● WORK REQUIRED: Copy, exactly as written, the lines that begin at the one containing "Generate a LaTeX" and end at the one containing "(0,0) rectangle (971,547);". Skip any pictures in the data below.

● GIVEN DATA:
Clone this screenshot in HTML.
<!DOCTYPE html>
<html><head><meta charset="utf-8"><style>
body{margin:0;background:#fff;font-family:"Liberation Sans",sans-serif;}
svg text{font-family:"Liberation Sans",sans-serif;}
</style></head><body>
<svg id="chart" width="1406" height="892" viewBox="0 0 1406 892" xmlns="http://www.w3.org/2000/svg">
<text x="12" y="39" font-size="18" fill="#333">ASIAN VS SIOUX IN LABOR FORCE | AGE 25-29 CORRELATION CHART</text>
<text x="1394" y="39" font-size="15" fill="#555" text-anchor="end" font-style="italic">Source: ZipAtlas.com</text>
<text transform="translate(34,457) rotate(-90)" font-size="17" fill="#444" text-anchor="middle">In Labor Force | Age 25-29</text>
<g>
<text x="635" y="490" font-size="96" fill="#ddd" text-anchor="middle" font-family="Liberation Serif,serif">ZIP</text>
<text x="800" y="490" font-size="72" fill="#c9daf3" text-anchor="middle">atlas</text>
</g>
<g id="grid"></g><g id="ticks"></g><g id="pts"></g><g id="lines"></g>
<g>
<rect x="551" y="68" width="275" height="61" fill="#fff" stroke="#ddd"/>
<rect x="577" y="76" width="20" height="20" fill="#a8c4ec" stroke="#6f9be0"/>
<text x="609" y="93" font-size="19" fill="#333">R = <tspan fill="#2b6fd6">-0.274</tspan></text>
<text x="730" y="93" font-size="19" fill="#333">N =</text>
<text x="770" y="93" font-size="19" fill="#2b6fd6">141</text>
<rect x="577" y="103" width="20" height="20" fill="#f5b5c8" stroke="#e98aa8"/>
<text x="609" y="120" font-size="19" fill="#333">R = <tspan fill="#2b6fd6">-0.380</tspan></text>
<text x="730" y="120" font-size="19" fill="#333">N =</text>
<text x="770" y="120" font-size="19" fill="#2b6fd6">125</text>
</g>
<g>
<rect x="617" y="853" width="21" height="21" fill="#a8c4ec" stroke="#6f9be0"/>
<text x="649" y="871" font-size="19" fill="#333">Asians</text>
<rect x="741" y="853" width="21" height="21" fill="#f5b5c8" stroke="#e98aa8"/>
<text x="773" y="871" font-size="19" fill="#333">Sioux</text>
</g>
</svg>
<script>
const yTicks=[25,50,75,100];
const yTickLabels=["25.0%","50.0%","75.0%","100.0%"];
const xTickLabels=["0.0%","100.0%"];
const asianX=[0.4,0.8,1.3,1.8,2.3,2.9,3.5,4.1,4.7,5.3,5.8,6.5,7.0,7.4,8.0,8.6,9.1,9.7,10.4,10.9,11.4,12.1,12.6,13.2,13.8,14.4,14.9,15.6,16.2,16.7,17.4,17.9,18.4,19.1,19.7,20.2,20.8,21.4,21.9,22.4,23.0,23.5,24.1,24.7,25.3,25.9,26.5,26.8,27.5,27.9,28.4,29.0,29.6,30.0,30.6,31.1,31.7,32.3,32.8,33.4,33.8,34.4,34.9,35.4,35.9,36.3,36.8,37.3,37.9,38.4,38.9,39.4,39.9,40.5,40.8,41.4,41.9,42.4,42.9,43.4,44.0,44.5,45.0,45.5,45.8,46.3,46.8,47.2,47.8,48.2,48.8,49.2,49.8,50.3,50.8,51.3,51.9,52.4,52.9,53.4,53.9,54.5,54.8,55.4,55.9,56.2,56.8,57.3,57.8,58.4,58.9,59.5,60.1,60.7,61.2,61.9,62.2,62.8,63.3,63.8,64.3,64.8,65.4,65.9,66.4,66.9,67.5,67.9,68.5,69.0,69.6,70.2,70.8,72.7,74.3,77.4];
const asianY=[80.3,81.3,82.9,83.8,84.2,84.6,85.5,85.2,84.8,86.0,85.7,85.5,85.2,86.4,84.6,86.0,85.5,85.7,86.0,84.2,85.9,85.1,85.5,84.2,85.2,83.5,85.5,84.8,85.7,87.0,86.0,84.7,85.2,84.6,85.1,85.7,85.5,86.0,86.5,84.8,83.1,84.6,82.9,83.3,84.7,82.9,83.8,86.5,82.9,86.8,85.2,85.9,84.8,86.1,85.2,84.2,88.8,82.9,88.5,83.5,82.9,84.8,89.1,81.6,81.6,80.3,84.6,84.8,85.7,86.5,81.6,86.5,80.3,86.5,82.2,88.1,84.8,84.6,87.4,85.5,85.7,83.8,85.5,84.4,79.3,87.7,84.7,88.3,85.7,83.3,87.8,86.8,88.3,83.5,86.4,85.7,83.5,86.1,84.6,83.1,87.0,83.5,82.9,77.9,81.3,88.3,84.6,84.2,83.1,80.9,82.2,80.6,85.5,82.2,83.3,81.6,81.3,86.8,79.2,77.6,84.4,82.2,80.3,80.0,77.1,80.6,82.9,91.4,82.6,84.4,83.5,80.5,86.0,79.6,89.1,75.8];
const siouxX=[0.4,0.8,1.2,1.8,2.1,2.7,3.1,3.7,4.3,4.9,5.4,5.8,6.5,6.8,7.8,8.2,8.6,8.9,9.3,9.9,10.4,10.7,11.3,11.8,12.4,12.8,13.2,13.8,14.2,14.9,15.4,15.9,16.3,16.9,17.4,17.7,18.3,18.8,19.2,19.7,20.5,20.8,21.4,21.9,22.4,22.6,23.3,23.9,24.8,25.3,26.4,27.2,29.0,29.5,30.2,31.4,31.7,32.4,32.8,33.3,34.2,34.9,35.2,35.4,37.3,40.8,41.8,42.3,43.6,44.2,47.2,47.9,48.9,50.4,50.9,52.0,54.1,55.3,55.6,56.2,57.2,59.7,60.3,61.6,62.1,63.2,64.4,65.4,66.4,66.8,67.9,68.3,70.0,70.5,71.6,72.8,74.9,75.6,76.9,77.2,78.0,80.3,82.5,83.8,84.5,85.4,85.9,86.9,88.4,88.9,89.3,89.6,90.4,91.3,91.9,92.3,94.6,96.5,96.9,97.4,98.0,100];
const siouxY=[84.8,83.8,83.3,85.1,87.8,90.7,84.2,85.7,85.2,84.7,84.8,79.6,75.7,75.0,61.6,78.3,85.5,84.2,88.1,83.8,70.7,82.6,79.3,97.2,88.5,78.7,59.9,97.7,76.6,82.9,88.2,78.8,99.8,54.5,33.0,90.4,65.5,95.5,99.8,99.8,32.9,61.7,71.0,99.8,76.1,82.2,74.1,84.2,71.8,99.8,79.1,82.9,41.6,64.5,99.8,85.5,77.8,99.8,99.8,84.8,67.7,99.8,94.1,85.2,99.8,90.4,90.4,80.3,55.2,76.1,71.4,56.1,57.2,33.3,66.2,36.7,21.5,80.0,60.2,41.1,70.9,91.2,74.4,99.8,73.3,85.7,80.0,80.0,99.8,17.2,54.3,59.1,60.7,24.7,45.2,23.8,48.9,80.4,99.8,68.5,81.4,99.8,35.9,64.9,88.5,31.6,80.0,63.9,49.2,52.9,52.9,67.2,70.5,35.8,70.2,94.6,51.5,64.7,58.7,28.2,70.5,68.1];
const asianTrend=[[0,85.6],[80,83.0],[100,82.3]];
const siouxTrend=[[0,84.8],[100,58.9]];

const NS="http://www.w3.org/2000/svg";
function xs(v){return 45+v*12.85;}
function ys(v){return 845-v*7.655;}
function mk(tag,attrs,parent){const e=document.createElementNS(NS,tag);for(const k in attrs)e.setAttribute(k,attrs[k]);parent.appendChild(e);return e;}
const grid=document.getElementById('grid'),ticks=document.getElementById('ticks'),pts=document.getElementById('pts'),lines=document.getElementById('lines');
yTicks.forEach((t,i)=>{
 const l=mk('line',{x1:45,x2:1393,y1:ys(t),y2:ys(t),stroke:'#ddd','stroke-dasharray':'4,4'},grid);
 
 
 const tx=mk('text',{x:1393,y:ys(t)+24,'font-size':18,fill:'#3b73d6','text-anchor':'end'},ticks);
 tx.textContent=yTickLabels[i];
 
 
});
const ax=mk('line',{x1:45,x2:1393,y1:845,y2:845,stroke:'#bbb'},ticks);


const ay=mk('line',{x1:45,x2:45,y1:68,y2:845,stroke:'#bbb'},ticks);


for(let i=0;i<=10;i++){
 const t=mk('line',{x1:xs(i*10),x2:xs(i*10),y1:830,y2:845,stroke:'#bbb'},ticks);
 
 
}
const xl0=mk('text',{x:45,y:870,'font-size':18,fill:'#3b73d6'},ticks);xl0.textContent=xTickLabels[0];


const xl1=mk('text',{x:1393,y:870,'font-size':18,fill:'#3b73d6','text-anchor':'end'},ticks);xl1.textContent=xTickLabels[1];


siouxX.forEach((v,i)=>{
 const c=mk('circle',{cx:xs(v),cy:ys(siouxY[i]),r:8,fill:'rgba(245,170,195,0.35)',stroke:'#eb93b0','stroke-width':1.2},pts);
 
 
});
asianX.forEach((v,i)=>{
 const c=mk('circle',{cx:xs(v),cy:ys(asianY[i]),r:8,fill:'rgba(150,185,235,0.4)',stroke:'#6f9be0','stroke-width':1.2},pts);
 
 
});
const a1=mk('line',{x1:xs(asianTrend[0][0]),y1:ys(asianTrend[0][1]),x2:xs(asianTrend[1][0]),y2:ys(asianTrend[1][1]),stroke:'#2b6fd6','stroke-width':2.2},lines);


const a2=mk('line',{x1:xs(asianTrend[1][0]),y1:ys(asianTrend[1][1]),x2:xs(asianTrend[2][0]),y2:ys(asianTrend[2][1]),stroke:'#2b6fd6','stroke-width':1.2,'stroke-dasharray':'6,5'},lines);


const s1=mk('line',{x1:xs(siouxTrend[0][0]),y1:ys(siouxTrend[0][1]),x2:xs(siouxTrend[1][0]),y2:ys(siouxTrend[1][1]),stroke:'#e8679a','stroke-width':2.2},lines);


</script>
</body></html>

---

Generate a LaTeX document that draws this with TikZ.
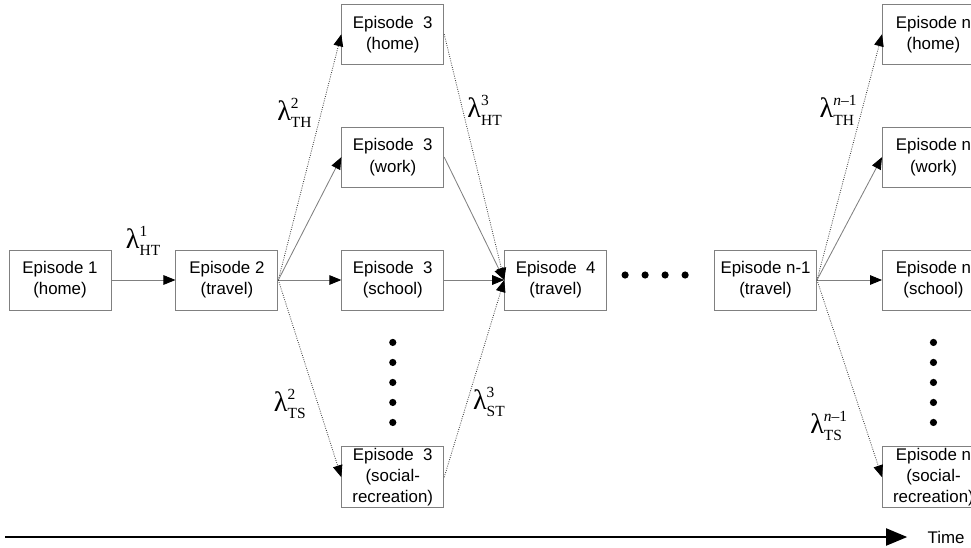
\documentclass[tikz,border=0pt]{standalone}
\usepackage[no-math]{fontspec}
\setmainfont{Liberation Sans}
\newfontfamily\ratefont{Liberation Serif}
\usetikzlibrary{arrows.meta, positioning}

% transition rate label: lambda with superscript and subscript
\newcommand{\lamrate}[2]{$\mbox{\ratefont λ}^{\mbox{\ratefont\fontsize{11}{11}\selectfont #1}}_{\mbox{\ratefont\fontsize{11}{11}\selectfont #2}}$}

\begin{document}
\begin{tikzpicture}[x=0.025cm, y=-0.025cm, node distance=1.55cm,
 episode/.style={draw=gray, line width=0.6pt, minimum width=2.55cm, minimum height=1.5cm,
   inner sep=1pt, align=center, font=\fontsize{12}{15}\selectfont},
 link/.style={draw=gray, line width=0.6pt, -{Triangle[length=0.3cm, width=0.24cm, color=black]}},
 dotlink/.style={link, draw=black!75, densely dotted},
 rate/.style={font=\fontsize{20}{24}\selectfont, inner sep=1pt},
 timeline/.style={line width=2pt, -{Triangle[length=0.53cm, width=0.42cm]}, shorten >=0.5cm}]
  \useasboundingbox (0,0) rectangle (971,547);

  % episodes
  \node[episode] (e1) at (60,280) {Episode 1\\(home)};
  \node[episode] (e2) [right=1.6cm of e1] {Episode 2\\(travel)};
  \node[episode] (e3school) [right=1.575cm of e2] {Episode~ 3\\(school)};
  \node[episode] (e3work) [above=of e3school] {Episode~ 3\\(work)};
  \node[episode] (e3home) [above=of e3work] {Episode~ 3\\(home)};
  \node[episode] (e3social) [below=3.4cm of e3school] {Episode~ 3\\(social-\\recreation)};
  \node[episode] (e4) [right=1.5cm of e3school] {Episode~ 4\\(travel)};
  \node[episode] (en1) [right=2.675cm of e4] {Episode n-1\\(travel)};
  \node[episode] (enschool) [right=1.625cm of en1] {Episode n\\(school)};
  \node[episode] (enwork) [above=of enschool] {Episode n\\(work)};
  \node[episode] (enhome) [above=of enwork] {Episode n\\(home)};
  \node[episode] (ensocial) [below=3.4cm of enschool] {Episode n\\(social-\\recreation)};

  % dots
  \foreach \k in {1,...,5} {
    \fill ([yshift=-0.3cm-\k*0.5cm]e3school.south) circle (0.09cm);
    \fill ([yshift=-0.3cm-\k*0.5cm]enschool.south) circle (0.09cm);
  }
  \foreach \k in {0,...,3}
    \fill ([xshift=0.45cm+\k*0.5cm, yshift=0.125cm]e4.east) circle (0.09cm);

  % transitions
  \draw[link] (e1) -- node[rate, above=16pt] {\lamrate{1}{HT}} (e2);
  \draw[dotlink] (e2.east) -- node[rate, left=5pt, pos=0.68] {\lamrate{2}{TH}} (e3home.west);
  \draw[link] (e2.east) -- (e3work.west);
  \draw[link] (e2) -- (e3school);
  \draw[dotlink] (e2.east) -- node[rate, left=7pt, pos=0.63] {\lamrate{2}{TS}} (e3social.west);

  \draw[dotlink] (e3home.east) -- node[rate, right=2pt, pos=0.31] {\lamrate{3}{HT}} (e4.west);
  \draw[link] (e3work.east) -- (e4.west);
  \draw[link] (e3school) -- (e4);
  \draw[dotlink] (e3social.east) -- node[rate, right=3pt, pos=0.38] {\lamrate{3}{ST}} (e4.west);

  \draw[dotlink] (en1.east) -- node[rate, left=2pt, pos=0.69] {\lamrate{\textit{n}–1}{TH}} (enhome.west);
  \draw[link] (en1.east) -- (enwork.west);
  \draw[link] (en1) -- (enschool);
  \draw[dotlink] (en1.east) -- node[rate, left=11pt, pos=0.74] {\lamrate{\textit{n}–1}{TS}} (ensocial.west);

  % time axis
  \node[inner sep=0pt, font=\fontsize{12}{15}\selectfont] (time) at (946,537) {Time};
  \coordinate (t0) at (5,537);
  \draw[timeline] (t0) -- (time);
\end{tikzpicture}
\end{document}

● ANSWER FOR THE TASK:
Generate a LaTeX document that draws this with TikZ.
\documentclass[tikz,border=0pt]{standalone}
\usepackage[no-math]{fontspec}
\setmainfont{Liberation Sans}
\newfontfamily\ratefont{Liberation Serif}
\usetikzlibrary{arrows.meta, positioning}

% transition rate label: lambda with superscript and subscript
\newcommand{\lamrate}[2]{$\mbox{\ratefont λ}^{\mbox{\ratefont\fontsize{11}{11}\selectfont #1}}_{\mbox{\ratefont\fontsize{11}{11}\selectfont #2}}$}

\begin{document}
\begin{tikzpicture}[x=0.025cm, y=-0.025cm, node distance=1.55cm,
 episode/.style={draw=gray, line width=0.6pt, minimum width=2.55cm, minimum height=1.5cm,
   inner sep=1pt, align=center, font=\fontsize{12}{15}\selectfont},
 link/.style={draw=gray, line width=0.6pt, -{Triangle[length=0.3cm, width=0.24cm, color=black]}},
 dotlink/.style={link, draw=black!75, densely dotted},
 rate/.style={font=\fontsize{20}{24}\selectfont, inner sep=1pt},
 timeline/.style={line width=2pt, -{Triangle[length=0.53cm, width=0.42cm]}, shorten >=0.5cm}]
  \useasboundingbox (0,0) rectangle (971,547);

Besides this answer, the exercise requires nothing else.